Winter, for me,
somehow seems most heartless in the mornings. Growing up in Chicago, winter mornings
were cold with deep snow. When I was quite young, I didn’t think much about
cold mornings but anticipated going sledding. We lived in a park with a small
hill that was just right for a five- or six=year-old to sled. By the time the neighbor children and I
reached ten or eleven, we were bored with the hill’s smallness.
My mom used to
save statistics she found in the newspaper about how much soot fell per square
foot in Chicago during the winter. I was young long enough ago that many
households still used coal for heat. We did at least until I was in my teens,
and my dad would get up extra early to light the furnace and shovel coal. And
snow never stayed white for long—all that burning coal turned it a dirty gray.
In Missouri, where
I was in graduate school in the small town of Kirksville, winter mornings were even worse. Everyone in
that town burned coal, and I remember waking up and looking out the window and wishing
just once I could see something over than that vast expanse of gray snow.
I think I found
the kind of winter mornings I dreamt of in Santa Fe when the children, as teens
and older, and I would go for Christmas. Eventually those became ski vacations,
though I never went near the slopes—couldn’t bear the thought of the ski lift nor
of standing on top of a mountain and plunging down it.
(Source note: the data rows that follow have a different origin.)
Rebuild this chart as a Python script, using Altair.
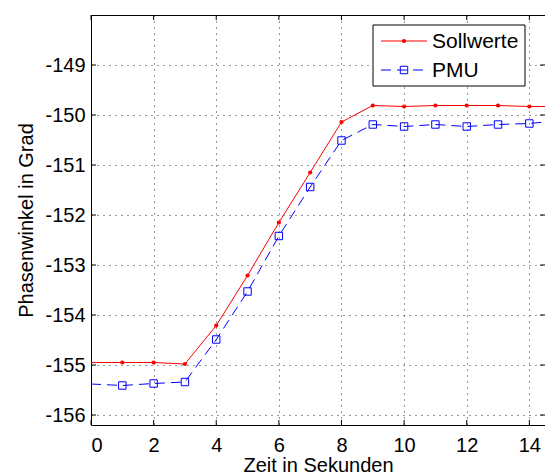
import altair as alt
import pandas as pd

# ---- data ----
time = [0, 1, 2, 3, 4, 5, 6, 7, 8, 9, 10, 11, 12, 13, 14, 14.5]
sollwerte = [-154.95, -154.95, -154.95, -154.98, -154.21, -153.21, -152.15, -151.15,
             -150.14, -149.81, -149.83, -149.81, -149.81, -149.81, -149.83, -149.83]
pmu = [-155.38, -155.41, -155.37, -155.34, -154.49, -153.53, -152.42, -151.44,
       -150.51, -150.19, -150.23, -150.19, -150.23, -150.19, -150.17, -150.14]
x_ticks = [0, 2, 4, 6, 8, 10, 12, 14]
y_ticks = [-156, -155, -154, -153, -152, -151, -150, -149]
series_names = ["Sollwerte", "PMU"]

W, H = 454, 410
FONT = "Liberation Sans"

df = pd.DataFrame({"t": time, "soll": sollwerte, "pmu": pmu})
df["marker"] = [(1 <= t <= 14) for t in time]

xs = alt.Scale(domain=[0, 14.5], nice=False, zero=False)
ys = alt.Scale(domain=[-156.2, -148], nice=False, zero=False)

xax = alt.Axis(values=x_ticks, format="d", title="Zeit in Sekunden", grid=True,
               ticks=False, tickSize=0, domain=False, labelPadding=10, titlePadding=0)
yax = alt.Axis(values=y_ticks, labelExpr="'-' + abs(datum.value)", title="Phasenwinkel in Grad",
               grid=True, ticks=False, tickSize=0, domain=False, labelPadding=6, titlePadding=8)

base = alt.Chart(df)

grid_axes = base.mark_point(opacity=0).encode(
    x=alt.X("t:Q", scale=xs, axis=xax),
    y=alt.Y("soll:Q", scale=ys, axis=yax),
)

red_line = base.mark_line(color="#ff0000", strokeWidth=1, clip=True).encode(
    x=alt.X("t:Q", scale=xs), y=alt.Y("soll:Q", scale=ys))
red_pts = base.transform_filter("datum.marker").mark_point(
    shape="circle", filled=True, color="#ff0000", size=18, opacity=1).encode(
    x=alt.X("t:Q", scale=xs), y=alt.Y("soll:Q", scale=ys))

blue_line = base.mark_line(color="#0000ff", strokeWidth=1, strokeDash=[10, 6], clip=True).encode(
    x=alt.X("t:Q", scale=xs), y=alt.Y("pmu:Q", scale=ys))
blue_pts = base.transform_filter("datum.marker").mark_point(
    shape="square", filled=False, color="#0000ff", size=55, strokeWidth=1, opacity=1).encode(
    x=alt.X("t:Q", scale=xs), y=alt.Y("pmu:Q", scale=ys))

# inward ticks on all four sides
ydf = pd.DataFrame({"v": y_ticks})
xdf = pd.DataFrame({"v": x_ticks})
tk = dict(color="black", strokeWidth=1)
yt_left = alt.Chart(ydf).mark_rule(**tk).encode(y=alt.Y("v:Q", scale=ys), x=alt.value(0), x2=alt.value(5))
yt_right = alt.Chart(ydf).mark_rule(**tk).encode(y=alt.Y("v:Q", scale=ys), x=alt.value(W - 5), x2=alt.value(W))
xt_bot = alt.Chart(xdf).mark_rule(**tk).encode(x=alt.X("v:Q", scale=xs), y=alt.value(H - 5), y2=alt.value(H))
xt_top = alt.Chart(xdf).mark_rule(**tk).encode(x=alt.X("v:Q", scale=xs), y=alt.value(0), y2=alt.value(5))

# legend box
leg = pd.DataFrame({"name": series_names})
leg_box = alt.Chart(leg.head(1)).mark_rect(fill="white", stroke="black", strokeWidth=1).encode(
    x=alt.value(282), x2=alt.value(434), y=alt.value(10), y2=alt.value(71))
leg_red = alt.Chart(leg.head(1)).mark_rule(color="#ff0000", strokeWidth=1).encode(
    x=alt.value(290), x2=alt.value(336), y=alt.value(26))
leg_red_pt = alt.Chart(leg.head(1)).mark_point(shape="circle", filled=True, color="#ff0000", size=18, opacity=1).encode(
    x=alt.value(313), y=alt.value(26))
leg_blue = alt.Chart(leg.head(1)).mark_rule(color="#0000ff", strokeWidth=1, strokeDash=[10, 6]).encode(
    x=alt.value(290), x2=alt.value(336), y=alt.value(55))
leg_blue_pt = alt.Chart(leg.head(1)).mark_point(shape="square", filled=False, color="#0000ff", size=55, strokeWidth=1, opacity=1).encode(
    x=alt.value(313), y=alt.value(55))
leg_txt1 = alt.Chart(leg.iloc[[0]]).mark_text(align="left", baseline="middle", fontSize=21, font=FONT, color="black").encode(
    x=alt.value(341), y=alt.value(27), text="name:N")
leg_txt2 = alt.Chart(leg.iloc[[1]]).mark_text(align="left", baseline="middle", fontSize=21, font=FONT, color="black").encode(
    x=alt.value(341), y=alt.value(56), text="name:N")

chart = alt.layer(
    grid_axes, yt_left, yt_right, xt_bot, xt_top,
    red_line, red_pts, blue_line, blue_pts,
    leg_box, leg_red, leg_red_pt, leg_blue, leg_blue_pt, leg_txt1, leg_txt2,
).properties(
    width=W, height=H,
    background="white",
    autosize=alt.AutoSizeParams(type="none"),
    padding={"left": 91, "top": 15, "right": 0, "bottom": 51},
).configure_view(
    stroke="black", strokeWidth=1
).configure_axis(
    labelFont=FONT, titleFont=FONT, labelFontSize=20, titleFontSize=20,
    labelColor="black", titleColor="black", titleFontWeight="normal",
    gridColor="#000000", gridOpacity=0.8, gridDash=[1, 5], gridWidth=1,
)

chart.save("out.html", embed_options={"renderer": "svg", "actions": False})
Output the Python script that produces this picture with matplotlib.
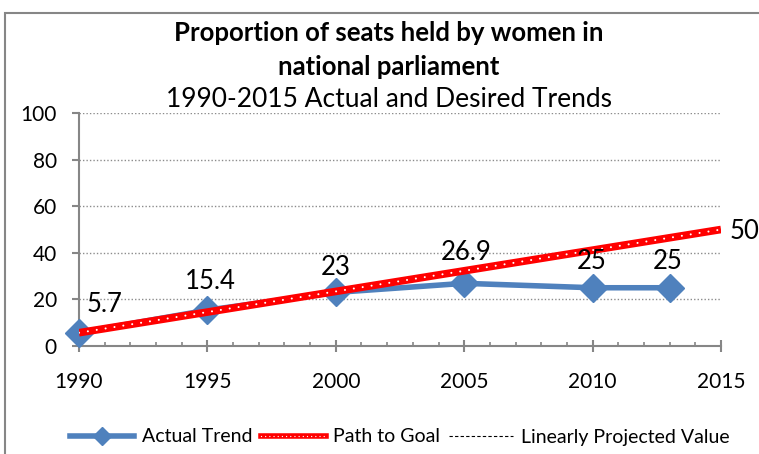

But the snow was clean
and deep, and the air was that crisp cold.
By contrast,
winter mornings in Texas should be easy, but I have let myself become spoiled.
I have pushed those extreme cold memories so far back that I moan and groan on
mornings like we had today. Thirty-seven and wet, dismal, damp, bone-chilling. Today,
it set the mood for a stay-at-home day, and I cancelled plans to go to a
breakfast meeting. Of course by noon, things changed, and the sun came out,
though it’s been cold all day. But we didn’t get the snow that had been
promised—and I am just as glad.
When my children
were little, we had a beloved housekeeper who used to predict cheerfully that
it would “fair off,” and sure enough today, it faired off enough that I felt
guilty about not doing my errands. But I’ll do them tomorrow when it’s supposed
to be warmer.
Even Sophie with
her thick curly coat doesn’t like the cold. Tonight she doesn’t want to go
outside, though I have tried to explain
that she needs to go pee now, because we aren’t going at three in the
morning. She is curled up in a chair, regarding me with baleful eyes. I’ll have
to resort to bribery with a piece of cheese.
I’ve been feeling
sorry for myself even before the weather turned, because I’ve been fighting off
a cold. A couple of nights ago I couldn’t sleep because a scratchiness in my throat
kept making me cough. It turned briefly into a sore throat, then just a tightness
in my throat, and tonight I am left with just an annoying cough. Wish I knew what
I did with that abundant supply of cough drops I used to have.
Jordan and I had a
lunch fiasco which didn’t brighten the day. I opened one of those boxes of
tomato soup from Trader Joe’s. It turned out that the foil covering was
punctured before I opened it, and I had stored the soup in the pantry, not the
refrigerator, We didn’t figure all this out until I’d taken several spoons full
and found it quite good. But discussion led us to figure out that neither of us
opened it, and that was a bad thing. Jordan refused to eat it, and I threw out mine,
hers, and the remainder. I hate to waste food!
Sophie has just
gone outside and quickly come back in, and Jacob has brought me some cough
drops. All is well with the world—I hope it is in your world too.